### PROBLEM DETAILS
In the entries below, find every line holding the string "with" and collect it.

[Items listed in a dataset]
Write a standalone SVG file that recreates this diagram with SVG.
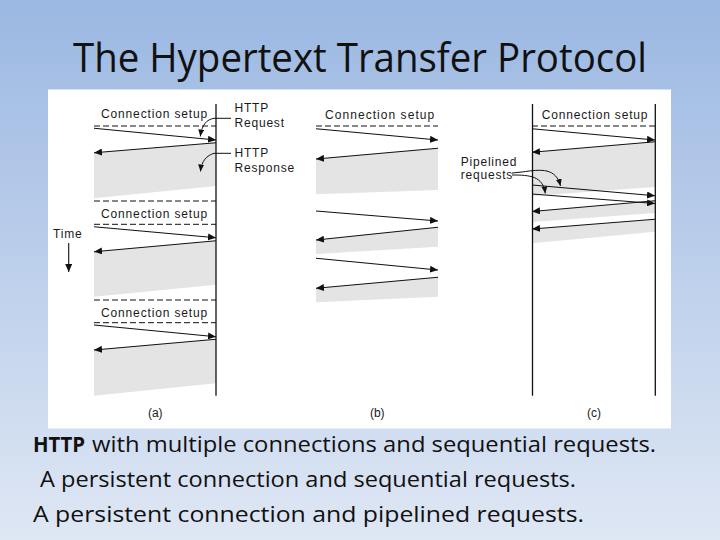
<svg xmlns="http://www.w3.org/2000/svg" width="720" height="540" viewBox="0 0 720 540">
<defs>
<linearGradient id="bg" x1="0" y1="0" x2="0" y2="1">
<stop offset="0" stop-color="#9bb8e2"/>
<stop offset="1" stop-color="#dfe7f4"/>
</linearGradient>
<marker id="ah" viewBox="0 0 8 7" refX="8" refY="3.5" markerWidth="8" markerHeight="7" markerUnits="userSpaceOnUse" orient="auto">
<path d="M0,0 L8,3.5 L0,7 Z" fill="#111"/>
</marker>
<marker id="ahs" viewBox="0 0 7 6" refX="7" refY="3" markerWidth="7" markerHeight="6" markerUnits="userSpaceOnUse" orient="auto">
<path d="M0,0 L7,3 L0,6 Z" fill="#111"/>
</marker>
<style>
.lbl{font-family:"Liberation Sans",Arial,sans-serif;font-size:12px;fill:#1a1a1a;letter-spacing:0.8px}
.cap{font-family:"Liberation Sans",Arial,sans-serif;font-size:12px;fill:#1a1a1a}
.band{fill:#e4e4e4}
.ax{stroke:#111;stroke-width:1.3;fill:none}
.dash{stroke:#111;stroke-width:1;stroke-dasharray:6 3;fill:none}
.msg{stroke:#111;stroke-width:1.1;fill:none;marker-end:url(#ah)}
.lead{stroke:#111;stroke-width:1;fill:none}
.leada{stroke:#111;stroke-width:1;fill:none;marker-end:url(#ahs)}
.title{font-family:"Open Sans","Noto Sans",sans-serif;font-size:41px;fill:#111}
.body{font-family:"Open Sans","Noto Sans",sans-serif;font-size:22px;fill:#111}
</style>
</defs>
<rect x="0" y="0" width="720" height="540" fill="url(#bg)"/>
<text class="title" x="73" y="72" textLength="574" lengthAdjust="spacingAndGlyphs">The Hypertext Transfer Protocol</text>
<rect x="48" y="89.5" width="623" height="339" fill="#ffffff"/>

<g id="panel-a">
<polygon class="band" points="94,152.7 216,142.7 216,186 94,198.3"/>
<polygon class="band" points="94,251.7 216,240.7 216,284.7 94,296.7"/>
<polygon class="band" points="94,350 216,339.3 216,383.3 94,395.7"/>
<line class="ax" x1="216" y1="104" x2="216" y2="395.7"/>
<text class="lbl" x="101" y="118" textLength="107">Connection setup</text>
<line class="dash" x1="94" y1="126" x2="216" y2="126"/>
<line class="dash" x1="94" y1="201" x2="216" y2="201"/>
<text class="lbl" x="101" y="217.7" textLength="107">Connection setup</text>
<line class="dash" x1="94" y1="224.3" x2="216" y2="224.3"/>
<line class="dash" x1="94" y1="300" x2="216" y2="300"/>
<text class="lbl" x="101" y="316.7" textLength="107">Connection setup</text>
<line class="dash" x1="94" y1="322.7" x2="216" y2="322.7"/>
<text class="cap" x="155.3" y="417" text-anchor="middle">(a)</text>
</g>

<g id="label-http-request">
<text class="lbl" x="234.5" y="111.5">HTTP</text>
<text class="lbl" x="234.5" y="127">Request</text>
</g>
<g id="label-http-response">
<text class="lbl" x="234.5" y="156.5">HTTP</text>
<text class="lbl" x="234.5" y="171.7">Response</text>
</g>
<g id="label-time">
<text class="lbl" x="53" y="237.5">Time</text>
</g>

<g id="panel-b">
<polygon class="band" points="316,159 438,148.3 438,190 316,194.3"/>
<polygon class="band" points="316,240 438,227.3 438,246.7 316,254"/>
<polygon class="band" points="316,288.3 438,277.3 438,296.7 316,302.3"/>
<text class="lbl" x="325" y="119" textLength="110">Connection setup</text>
<line class="dash" x1="316" y1="126" x2="438" y2="126"/>
<text class="cap" x="377.3" y="417" text-anchor="middle">(b)</text>
</g>

<g id="panel-c">
<polygon class="band" points="532,152.3 655,141.7 655,187 532,196"/>
<polygon class="band" points="532,211.5 655,200.7 655,213 532,222"/>
<polygon class="band" points="532,229 655,219.3 655,231.7 532,243.3"/>
<line class="ax" x1="532.5" y1="104" x2="532.5" y2="395.7"/>
<line class="ax" x1="655.3" y1="104" x2="655.3" y2="395.7"/>
<text class="lbl" x="541.7" y="119" textLength="106.6">Connection setup</text>
<line class="dash" x1="532" y1="126" x2="655" y2="126"/>
<text class="cap" x="594" y="417.3" text-anchor="middle">(c)</text>
</g>
<g id="label-pipelined">
<text class="lbl" x="460.7" y="166">Pipelined</text>
<text class="lbl" x="460.7" y="178.5">requests</text>
</g>

<g id="connectors">
<!-- panel a -->
<line class="msg" x1="94" y1="128.3" x2="216" y2="140"/>
<line class="msg" x1="216" y1="142.7" x2="94" y2="152.7"/>
<line class="msg" x1="94" y1="226.7" x2="216" y2="237.7"/>
<line class="msg" x1="216" y1="240.7" x2="94" y2="251.7"/>
<line class="msg" x1="94" y1="325" x2="216" y2="336.7"/>
<line class="msg" x1="216" y1="339.3" x2="94" y2="350"/>
<path class="leada" d="M231,118.3 L214,118.3 C207,119.5 202,124 200.3,136.5"/>
<path class="leada" d="M231,153.3 L214,153.3 C207,155.5 201.5,160.5 200.5,171.5"/>
<line class="msg" x1="68.7" y1="243" x2="68.7" y2="272"/>
<!-- panel b -->
<line class="msg" x1="316" y1="128.7" x2="438" y2="140"/>
<line class="msg" x1="438" y1="148.3" x2="316" y2="159"/>
<line class="msg" x1="316" y1="211" x2="438" y2="221"/>
<line class="msg" x1="438" y1="227.3" x2="316" y2="240"/>
<line class="msg" x1="316" y1="258.3" x2="438" y2="270"/>
<line class="msg" x1="438" y1="277.3" x2="316" y2="288.3"/>
<!-- panel c -->
<line class="msg" x1="532" y1="128.7" x2="655" y2="140"/>
<line class="msg" x1="655" y1="141.7" x2="532" y2="152.3"/>
<line class="msg" x1="532" y1="185" x2="655" y2="195.7"/>
<line class="msg" x1="532" y1="194" x2="655" y2="203.5"/>
<line class="msg" x1="655" y1="200.7" x2="532" y2="211.5"/>
<line class="msg" x1="655" y1="219.3" x2="532" y2="229"/>
<path class="leada" d="M512,173 L522,172 C542,169 556,168 560.5,186"/>
<path class="leada" d="M512,175 C530,175 543,176 545.3,193.5"/>
</g>

<g id="caption">
<text class="body" x="33" y="452" font-weight="bold" textLength="52" lengthAdjust="spacingAndGlyphs">HTTP</text>
<text class="body" x="92" y="452" textLength="564" lengthAdjust="spacingAndGlyphs">with multiple connections and sequential requests.</text>
<text class="body" x="40" y="487" textLength="536" lengthAdjust="spacingAndGlyphs">A persistent connection and sequential requests.</text>
<text class="body" x="33" y="522" textLength="551" lengthAdjust="spacingAndGlyphs">A persistent connection and pipelined requests.</text>
</g>
</svg>
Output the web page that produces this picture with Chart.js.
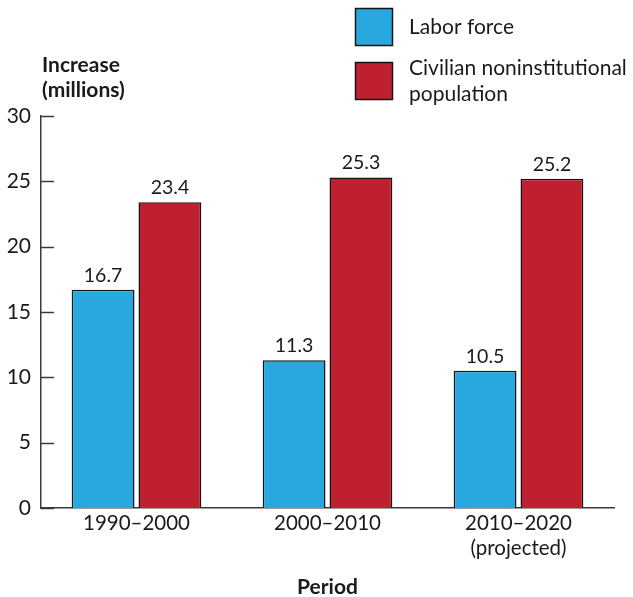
<!DOCTYPE html>
<html>
<head>
<meta charset="utf-8">
<script src="https://cdn.jsdelivr.net/npm/chart.js@4.4.1/dist/chart.umd.min.js"></script>
<style>
  html, body { margin: 0; padding: 0; background: #fff; }
  #wrap { width: 633px; height: 597px; position: relative; }
</style>
</head>
<body>
<div id="wrap"><canvas id="c" width="633" height="597"></canvas></div>
<script>
// Increase over each decade, in millions
const periods = [["1990\u20132000"], ["2000\u20132010"], ["2010\u20132020", "(projected)"]];
const laborForce = [16.7, 11.3, 10.5];
const civilianPopulation = [23.4, 25.3, 25.2];
const yTicks = [0, 5, 10, 15, 20, 25, 30];
const seriesNames = ["Labor force", "Civilian noninstitutional population"];

const FONT = "Lato, 'Open Sans', sans-serif";
const BLUE = "#29a8e0";
const RED = "#be202f";
const INK = "#1a1a1a";
const AXIS = "#3a3a3a";
const EDGE = "#141414";

// Short ticks pointing into the plot from the y axis
const innerTicks = {
  id: "innerTicks",
  afterDraw(chart) {
    const { ctx, scales: { y } } = chart;
    ctx.save();
    ctx.strokeStyle = AXIS;
    ctx.lineWidth = 1.5;
    yTicks.forEach(v => {
      const py = Math.round(y.getPixelForValue(v)) + 0.5;
      ctx.beginPath();
      ctx.moveTo(y.right, py);
      ctx.lineTo(y.right + 13, py);
      ctx.stroke();
    });
    ctx.restore();
  }
};

// Numbers printed above each bar
const valueLabels = {
  id: "valueLabels",
  afterDatasetsDraw(chart) {
    const { ctx } = chart;
    ctx.save();
    ctx.fillStyle = INK;
    ctx.font = "19.5px " + FONT;
    ctx.textAlign = "center";
    ctx.textBaseline = "alphabetic";
    chart.data.datasets.forEach((ds, i) => {
      chart.getDatasetMeta(i).data.forEach((bar, j) => {
        ctx.fillText(ds.data[j].toFixed(1), bar.x, bar.y - 8);
      });
    });
    ctx.restore();
  }
};

// Axis titles and the legend boxes at the top
const decorations = {
  id: "decorations",
  afterDraw(chart) {
    const { ctx, chartArea } = chart;
    ctx.save();
    ctx.fillStyle = INK;
    ctx.textBaseline = "middle";
    ctx.font = "bold 21px " + FONT;
    ctx.textAlign = "left";
    ctx.fillText("Increase", 42, 65);
    ctx.fillText("(millions)", 42, 90);
    ctx.textAlign = "center";
    ctx.fillText("Period", (chartArea.left + chartArea.right) / 2, 587);

    const boxes = [
      { color: BLUE, top: 8, lines: [seriesNames[0]], ty: 27 },
      { color: RED, top: 62, lines: ["Civilian noninstitutional", "population"], ty: 68 }
    ];
    boxes.forEach(b => {
      ctx.fillStyle = b.color;
      ctx.fillRect(355, b.top, 38, 38);
      ctx.strokeStyle = EDGE;
      ctx.lineWidth = 1.5;
      ctx.strokeRect(355.5, b.top + 0.5, 37, 37);
      ctx.fillStyle = INK;
      ctx.font = "21px " + FONT;
      ctx.textAlign = "left";
      b.lines.forEach((t, k) => ctx.fillText(t, 409, b.ty + k * 26));
    });
    ctx.restore();
  }
};

new Chart(document.getElementById("c"), {
  type: "bar",
  data: {
    labels: periods,
    datasets: [
      { label: seriesNames[0], data: laborForce, backgroundColor: BLUE, borderColor: EDGE, borderWidth: 1.5,
        categoryPercentage: 0.70, barPercentage: 0.94 },
      { label: seriesNames[1], data: civilianPopulation, backgroundColor: RED, borderColor: EDGE, borderWidth: 1.5,
        categoryPercentage: 0.70, barPercentage: 0.94 }
    ]
  },
  options: {
    responsive: false,
    animation: false,
    layout: { padding: { top: 116, right: 19, left: 0, bottom: 0 } },
    plugins: { legend: { display: false }, tooltip: { enabled: false } },
    scales: {
      x: {
        grid: { display: false, drawTicks: false },
        border: { display: true, color: AXIS, width: 1.5 },
        ticks: { color: INK, font: { family: FONT, size: 20.5 }, padding: 3, maxRotation: 0 },
        afterFit(s) { s.height = 89; }
      },
      y: {
        min: 0, max: 30,
        afterBuildTicks(s) { s.ticks = yTicks.map(v => ({ value: v })); },
        grid: { display: false, drawTicks: false },
        border: { display: true, color: AXIS, width: 1.5 },
        ticks: { color: INK, font: { family: FONT, size: 21 }, padding: 10 },
        afterFit(s) { s.width = 41; }
      }
    }
  },
  plugins: [innerTicks, valueLabels, decorations]
});
</script>
</body>
</html>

### ANSWER TO THIS EXERCISE
Write a standalone SVG file that recreates this diagram with SVG.
<text class="body" x="92" y="452" textLength="564" lengthAdjust="spacingAndGlyphs">with multiple connections and sequential requests.</text>
Output the web page that produces this picture with Chart.js.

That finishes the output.